Just as I used the Chinese social trend of "driving is in, cycling is out" as an example in another thread, the current issue of "FORTUNE" arrived in the mail.
Guess what one of the feature articles in this issue was? ...
The End of Driving (as We Know It)
- Michal Lev-Ram
What’s (ahem) driving the trend? The rise of a new kind of city living–and working–is a big factor. Young professionals, including those with families, are increasingly opting for urban life. And cities, even Los Angeles, are responding with new or improved public-transportation systems, bike-sharing programs, and more pedestrian-friendly thoroughfares. Companies, in turn, are moving back to cities or opening satellite offices downtown to be close to the talent.
In addition to bike lanes throughout the city’s main roads, the “new” Santa Monica is overhauling its bus system and widening sidewalks. More significantly, a light-rail line, scheduled to open by early 2016, will connect downtown Los Angeles and the coastal city of Santa Monica for the first time. The so-called Subway to the Sea will allow Angelenos to make the normally hellish trek in about 45 minutes–yes, even during rush hour. “We’re realistic,” says Stefan as she shows me the soon-to-be-operational Colorado Avenue light-rail station, where men in hardhats are still laying down track. “We’re trying to shepherd transition in a reasonable way.”

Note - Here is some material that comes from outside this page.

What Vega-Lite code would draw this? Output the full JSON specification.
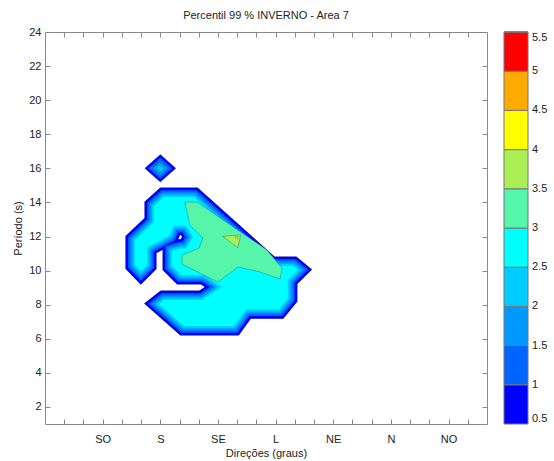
{
  "$schema": "https://vega.github.io/schema/vega-lite/v6.json",
  "padding": {"left": 12, "top": 10, "right": 2, "bottom": 4},
  "width": 442,
  "height": 392,
  "title": {"text": "Percentil 99 % INVERNO  - Area 7", "frame": "group", "offset": 5},
  "config": {
    "view": {"stroke": null},
    "font": "Liberation Sans",
    "axis": {"grid": false, "domainColor": "#888", "tickColor": "#888", "labelColor": "#222", "titleColor": "#222", "labelFont": "Liberation Sans", "titleFont": "Liberation Sans", "labelFontSize": 11, "titleFontSize": 11, "titleFontWeight": "normal", "tickSize": -5},
    "title": {"font": "Liberation Sans", "fontSize": 11, "fontWeight": "normal", "color": "#222"}
  },
  "datasets": {
    "blob": [
      {"i": 0, "X": 7.97, "Y": 14.32}, {"i": 1, "X": 8.75, "Y": 14.32}, {"i": 2, "X": 12.76, "Y": 10.27}, {"i": 3, "X": 13.90, "Y": 10.27},
      {"i": 4, "X": 14.16, "Y": 10.03}, {"i": 5, "X": 13.64, "Y": 9.45}, {"i": 6, "X": 13.64, "Y": 8.39}, {"i": 7, "X": 13.17, "Y": 7.74},
      {"i": 8, "X": 11.46, "Y": 7.74}, {"i": 9, "X": 10.83, "Y": 6.75}, {"i": 10, "X": 8.23, "Y": 6.75}, {"i": 11, "X": 6.93, "Y": 8.04},
      {"i": 12, "X": 7.19, "Y": 8.27}, {"i": 13, "X": 9.17, "Y": 8.27}, {"i": 14, "X": 10.21, "Y": 9.04}, {"i": 15, "X": 9.27, "Y": 9.74},
      {"i": 16, "X": 8.08, "Y": 9.74}, {"i": 17, "X": 7.61, "Y": 10.27}, {"i": 18, "X": 7.61, "Y": 11.15}, {"i": 19, "X": 8.02, "Y": 11.29},
      {"i": 20, "X": 8.36, "Y": 11.31}, {"i": 21, "X": 8.70, "Y": 11.97}, {"i": 22, "X": 8.36, "Y": 12.63}, {"i": 23, "X": 7.69, "Y": 12.63},
      {"i": 24, "X": 7.48, "Y": 12.06}, {"i": 25, "X": 6.31, "Y": 11.36}, {"i": 26, "X": 6.31, "Y": 10.33}, {"i": 27, "X": 5.99, "Y": 9.97},
      {"i": 28, "X": 5.68, "Y": 10.33}, {"i": 29, "X": 5.68, "Y": 11.79}, {"i": 30, "X": 6.67, "Y": 12.85}, {"i": 31, "X": 6.67, "Y": 13.79},
      {"i": 32, "X": 7.19, "Y": 14.32}, {"i": 33, "X": 7.97, "Y": 14.32}
    ],
    "polys": [
      {"p": "a1", "lvl": 0.75, "i": 0, "X": 6.192, "Y": 16}, {"p": "a1", "lvl": 0.75, "i": 1, "X": 7, "Y": 16.808}, {"p": "a1", "lvl": 0.75, "i": 2, "X": 7.808, "Y": 16}, {"p": "a1", "lvl": 0.75, "i": 3, "X": 7, "Y": 15.192}, {"p": "a1", "lvl": 0.75, "i": 4, "X": 6.192, "Y": 16},
      {"p": "a2", "lvl": 1.25, "i": 0, "X": 6.385, "Y": 16}, {"p": "a2", "lvl": 1.25, "i": 1, "X": 7, "Y": 16.615}, {"p": "a2", "lvl": 1.25, "i": 2, "X": 7.615, "Y": 16}, {"p": "a2", "lvl": 1.25, "i": 3, "X": 7, "Y": 15.385}, {"p": "a2", "lvl": 1.25, "i": 4, "X": 6.385, "Y": 16},
      {"p": "a3", "lvl": 1.75, "i": 0, "X": 6.577, "Y": 16}, {"p": "a3", "lvl": 1.75, "i": 1, "X": 7, "Y": 16.423}, {"p": "a3", "lvl": 1.75, "i": 2, "X": 7.423, "Y": 16}, {"p": "a3", "lvl": 1.75, "i": 3, "X": 7, "Y": 15.577}, {"p": "a3", "lvl": 1.75, "i": 4, "X": 6.577, "Y": 16},
      {"p": "a4", "lvl": 2.25, "i": 0, "X": 6.769, "Y": 16}, {"p": "a4", "lvl": 2.25, "i": 1, "X": 7, "Y": 16.231}, {"p": "a4", "lvl": 2.25, "i": 2, "X": 7.231, "Y": 16}, {"p": "a4", "lvl": 2.25, "i": 3, "X": 7, "Y": 15.769}, {"p": "a4", "lvl": 2.25, "i": 4, "X": 6.769, "Y": 16},
      {"p": "a5", "lvl": 2.75, "i": 0, "X": 6.94, "Y": 16}, {"p": "a5", "lvl": 2.75, "i": 1, "X": 7, "Y": 16.06}, {"p": "a5", "lvl": 2.75, "i": 2, "X": 7.06, "Y": 16}, {"p": "a5", "lvl": 2.75, "i": 3, "X": 7, "Y": 15.94}, {"p": "a5", "lvl": 2.75, "i": 4, "X": 6.94, "Y": 16},
      {"p": "b1", "lvl": 3.25, "i": 0, "X": 8.6, "Y": 14.02}, {"p": "b1", "lvl": 3.25, "i": 1, "X": 8.91, "Y": 14.02}, {"p": "b1", "lvl": 3.25, "i": 2, "X": 12.55, "Y": 11.21}, {"p": "b1", "lvl": 3.25, "i": 3, "X": 13.33, "Y": 10.15},
      {"p": "b1", "lvl": 3.25, "i": 4, "X": 13.23, "Y": 9.50}, {"p": "b1", "lvl": 3.25, "i": 5, "X": 12.19, "Y": 9.92}, {"p": "b1", "lvl": 3.25, "i": 6, "X": 11.04, "Y": 10.21}, {"p": "b1", "lvl": 3.25, "i": 7, "X": 10.00, "Y": 9.33},
      {"p": "b1", "lvl": 3.25, "i": 8, "X": 8.13, "Y": 10.38}, {"p": "b1", "lvl": 3.25, "i": 9, "X": 8.13, "Y": 10.91}, {"p": "b1", "lvl": 3.25, "i": 10, "X": 9.01, "Y": 11.32}, {"p": "b1", "lvl": 3.25, "i": 11, "X": 9.22, "Y": 11.91},
      {"p": "b1", "lvl": 3.25, "i": 12, "X": 8.54, "Y": 12.67}, {"p": "b1", "lvl": 3.25, "i": 13, "X": 8.28, "Y": 14.02}, {"p": "b1", "lvl": 3.25, "i": 14, "X": 8.6, "Y": 14.02},
      {"p": "c1", "lvl": 3.75, "i": 0, "X": 10.25, "Y": 12.01}, {"p": "c1", "lvl": 3.75, "i": 1, "X": 11.18, "Y": 12.10}, {"p": "c1", "lvl": 3.75, "i": 2, "X": 11.04, "Y": 11.34}, {"p": "c1", "lvl": 3.75, "i": 3, "X": 10.25, "Y": 12.01},
      {"p": "c2", "lvl": 4.25, "i": 0, "X": 10.89, "Y": 11.99}, {"p": "c2", "lvl": 4.25, "i": 1, "X": 11.06, "Y": 11.99}, {"p": "c2", "lvl": 4.25, "i": 2, "X": 11.0, "Y": 11.84}, {"p": "c2", "lvl": 4.25, "i": 3, "X": 10.89, "Y": 11.99}
    ]
  },
  "layer": [
    {
      "data": {"name": "blob"},
      "mark": {"type": "line", "stroke": "#1010a0", "strokeWidth": 19, "strokeJoin": "miter", "strokeMiterLimit": 10},
      "encoding": {
        "x": {"field": "X", "type": "quantitative", "scale": {"domain": [1, 24], "nice": false, "zero": false},
              "axis": {"orient": "bottom", "values": [2,3,4,5,6,7,8,9,10,11,12,13,14,15,16,17,18,19,20,21,22,23], "labelPadding": 14, "labelExpr": "datum.value==4?'SO':datum.value==7?'S':datum.value==10?'SE':datum.value==13?'L':datum.value==16?'NE':datum.value==19?'N':datum.value==22?'NO':''", "title": "Direções (graus)", "titlePadding": 3}},
        "y": {"field": "Y", "type": "quantitative", "scale": {"domain": [1, 24], "nice": false, "zero": false},
              "axis": {"orient": "left", "values": [2,4,6,8,10,12,14,16,18,20,22,24], "labelPadding": 9, "title": "Período (s)", "titlePadding": 5}},
        "order": {"field": "i", "type": "quantitative"}
      }
    },
    {
      "data": {"name": "blob"},
      "mark": {"type": "line", "stroke": "#0000ff", "strokeWidth": 18, "strokeJoin": "miter", "strokeMiterLimit": 10},
      "encoding": {
        "x": {"field": "X", "type": "quantitative", "axis": {"orient": "top", "values": [2,3,4,5,6,7,8,9,10,11,12,13,14,15,16,17,18,19,20,21,22,23], "labels": false, "title": null}},
        "y": {"field": "Y", "type": "quantitative", "axis": {"orient": "right", "values": [2,4,6,8,10,12,14,16,18,20,22,24], "labels": false, "title": null}},
        "order": {"field": "i", "type": "quantitative"}
      }
    },
    {
      "data": {"name": "blob"},
      "mark": {"type": "line", "stroke": "#0064ff", "strokeWidth": 13.5, "strokeJoin": "miter", "strokeMiterLimit": 10},
      "encoding": {
        "x": {"field": "X", "type": "quantitative", "axis": null},
        "y": {"field": "Y", "type": "quantitative", "axis": null},
        "order": {"field": "i", "type": "quantitative"}
      }
    },
    {
      "data": {"name": "blob"},
      "mark": {"type": "line", "stroke": "#0099ff", "strokeWidth": 9, "strokeJoin": "miter", "strokeMiterLimit": 10},
      "encoding": {
        "x": {"field": "X", "type": "quantitative", "axis": null},
        "y": {"field": "Y", "type": "quantitative", "axis": null},
        "order": {"field": "i", "type": "quantitative"}
      }
    },
    {
      "data": {"name": "blob"},
      "mark": {"type": "line", "stroke": "#00ccff", "strokeWidth": 4.5, "strokeJoin": "miter", "strokeMiterLimit": 10},
      "encoding": {
        "x": {"field": "X", "type": "quantitative", "axis": null},
        "y": {"field": "Y", "type": "quantitative", "axis": null},
        "order": {"field": "i", "type": "quantitative"}
      }
    },
    {
      "data": {"name": "blob"},
      "mark": {"type": "line", "fill": "#00ffff", "stroke": "#00ffff", "strokeWidth": 0},
      "encoding": {
        "x": {"field": "X", "type": "quantitative", "axis": null},
        "y": {"field": "Y", "type": "quantitative", "axis": null},
        "order": {"field": "i", "type": "quantitative"}
      }
    },
    {
      "data": {"name": "polys"},
      "mark": {"type": "line", "stroke": "#1a4a8a", "strokeWidth": 0.6, "strokeOpacity": 0.6},
      "encoding": {
        "x": {"field": "X", "type": "quantitative", "axis": null},
        "y": {"field": "Y", "type": "quantitative", "axis": null},
        "detail": {"field": "p"},
        "fill": {"field": "lvl", "type": "quantitative",
                 "scale": {"type": "quantize", "domain": [0.5, 5.5], "nice": false, "zero": false,
                           "range": ["#0000ff", "#0064ff", "#0099ff", "#00ccff", "#00ffff", "#55f5aa", "#aaf055", "#ffff00", "#ffaa00", "#ff0000"]},
                 "legend": {"type": "gradient", "title": null, "orient": "right", "offset": 16, "padding": 0, "direction": "vertical",
                            "values": [0.5, 1, 1.5, 2, 2.5, 3, 3.5, 4, 4.5, 5, 5.5], "labelExpr": "'' + datum.value",
                            "gradientLength": 392, "gradientThickness": 24, "gradientStrokeColor": "#777", "gradientStrokeWidth": 1,
                            "labelFontSize": 11, "labelFont": "Liberation Sans", "labelColor": "#222", "labelOverlap": false, "labelOffset": 4}},
        "order": {"field": "i", "type": "quantitative"}
      }
    }
  ],
  "resolve": {"axis": {"x": "independent", "y": "independent"}}
}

Santa Monica says it has already seen a 67% increase in walking and biking across the city. Of course, not everyone is a fan of the changes; some residents and businesses have fought to open more auto lanes rather than invest in alternative transportation or bigger sidewalks. But ultimately, over the past few years both the money and votes have come out in favor of making the city more walkable. The same trend is taking place across the larger L.A. region, where the percentage of people who walked, biked, or took public transportation to work instead of driving has doubled, to 22%, since 2001, according to a survey conducted by the California Department of Transportation. Driving, meanwhile, has fallen 12%. “There is a very strong movement toward living, working, socializing, and entertaining closer to home,” says Rick Caruso, a California real estate developer. “If you don’t have to get into a car, it’s golden.” (The real estate tycoon, who owns the Grove entertainment and retail complex in central L.A., says 30% of traffic to the popular shopping destination is by foot.)